_The task_:
Give the number of lines in the records below that include "this", and nothing more.

______

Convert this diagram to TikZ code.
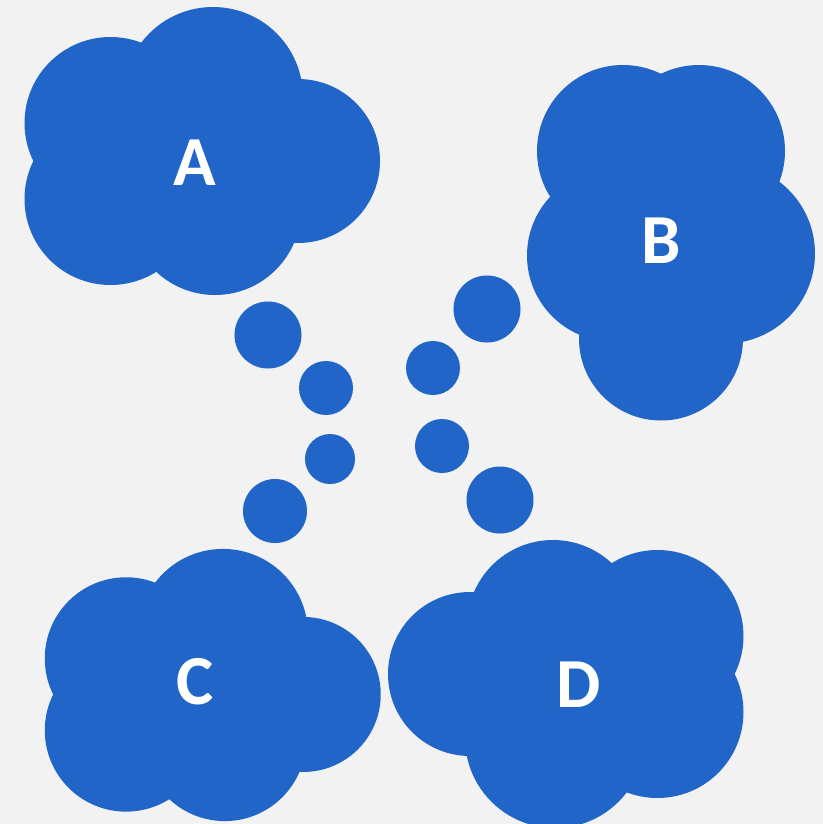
\documentclass[tikz,border=0pt]{standalone}
\usepackage{fontspec}
\setmainfont{Carlito}
\definecolor{cloudblue}{HTML}{2065C7}
\definecolor{paper}{HTML}{F2F2F2}
\begin{document}
\begin{tikzpicture}[
		x=0.025cm, y=-0.025cm,
		puffs/.pic={
				\fill[cloudblue] (10.5,-54) circle (90);
				\fill[cloudblue] (12.5,58) circle (86);
				\fill[cloudblue] (-92,-28) circle (86);
				\fill[cloudblue] (-92,48) circle (86);
				\fill[cloudblue] (95.5,10) circle (82);
			},
		letter/.style={text=white, font=\fontsize{50}{60}\selectfont\bfseries, inner sep=0pt},
		bubble/.style={circle, fill=cloudblue, inner sep=0pt}
	]
	\fill[paper] (0,0) rectangle (823,824);
	\useasboundingbox (0,0) rectangle (823,824);

	% clouds
	\pic at (202.5,151) {puffs};
	\pic[rotate=-90] at (671,243) {puffs};
	\pic[scale=0.945] at (213,685) {puffs};
	\pic[rotate=180] at (565.5,684) {puffs};

	\node[letter] (A) at (195,163) {A};
	\node[letter] (B) at (661,241) {B};
	\node[letter] (C) at (195,682) {C};
	\node[letter] (D) at (579,685) {D};

	% thought bubbles
	\node[bubble, minimum size=1.675cm] (a1) at (268,335) {};
	\node[bubble, minimum size=1.35cm] (a2) at (326,388) {};
	\node[bubble, minimum size=1.675cm] (b1) at (487,309) {};
	\node[bubble, minimum size=1.35cm] (b2) at (433,368) {};
	\node[bubble, minimum size=1.6cm] (c1) at (275,511) {};
	\node[bubble, minimum size=1.25cm] (c2) at (330,459) {};
	\node[bubble, minimum size=1.675cm] (d1) at (500,500) {};
	\node[bubble, minimum size=1.35cm] (d2) at (442,446) {};
\end{tikzpicture}
\end{document}
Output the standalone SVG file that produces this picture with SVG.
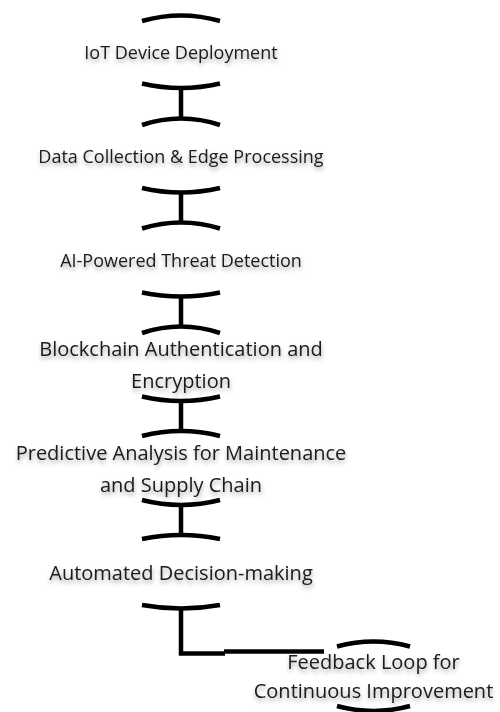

______

_Result_:
2